"The assessee is no longer considered an adversary, committed taxpayers are the engines of our economy and therefore important clients of Revenue Department," Mukherjee said, while addressing the Indian Revenue Services probationers at Parliament House complex in New Delhi. He said assessees' "comfort zones" have to be significantly enhanced, even as deliberate evaders and offenders are punished.
The probationers were in the complex for a training programme on appreciation of Parliamentary processes and procedures. The programme was conducted by the Bureau of Parliament Studies and Training.
Mukherjee said liberalisation, globalisation, technological innovation are not mere buzzwords, but real happenings driven by men and market forces that are sometimes not within personal control.
Asking the officers to do their best, he said: "The challenge is to analyse these developments scientifically, regulate and guide them where required and ride them progressively, keeping the greater good of the greater number in mind."

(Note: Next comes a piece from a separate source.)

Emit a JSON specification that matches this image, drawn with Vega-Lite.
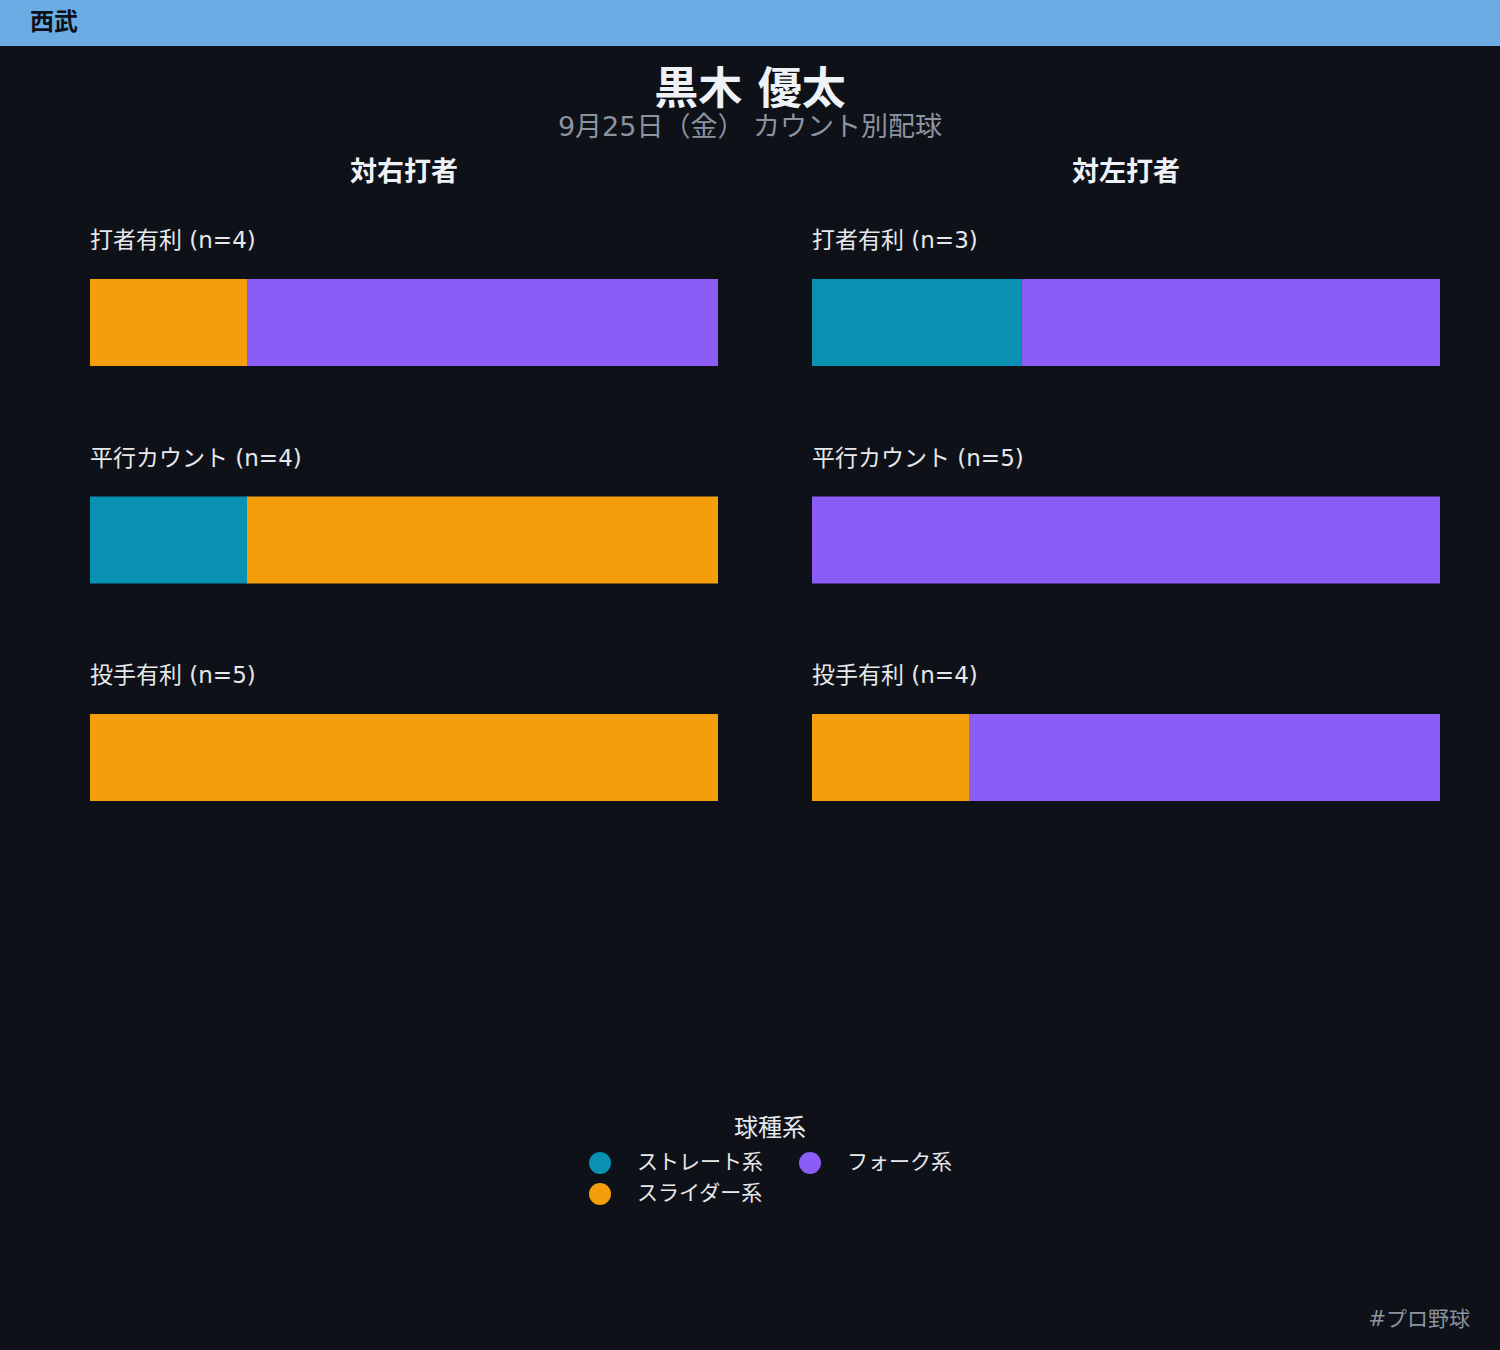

The finance minister said the challenges and opportunities of development, in general, and that of sustaining high growth over an extended period of time, in particular, have become more complex.
"The growing influence of global developments on our domestic concerns makes it necessary to use all our resources and policy to serve India's larger political and economic interests, both at national and the international levels," he added.
Following the global financial meltdown, India's growth rate slipped to 6.8 per cent in 2008-09 from over 9 per cent in the preceding three years.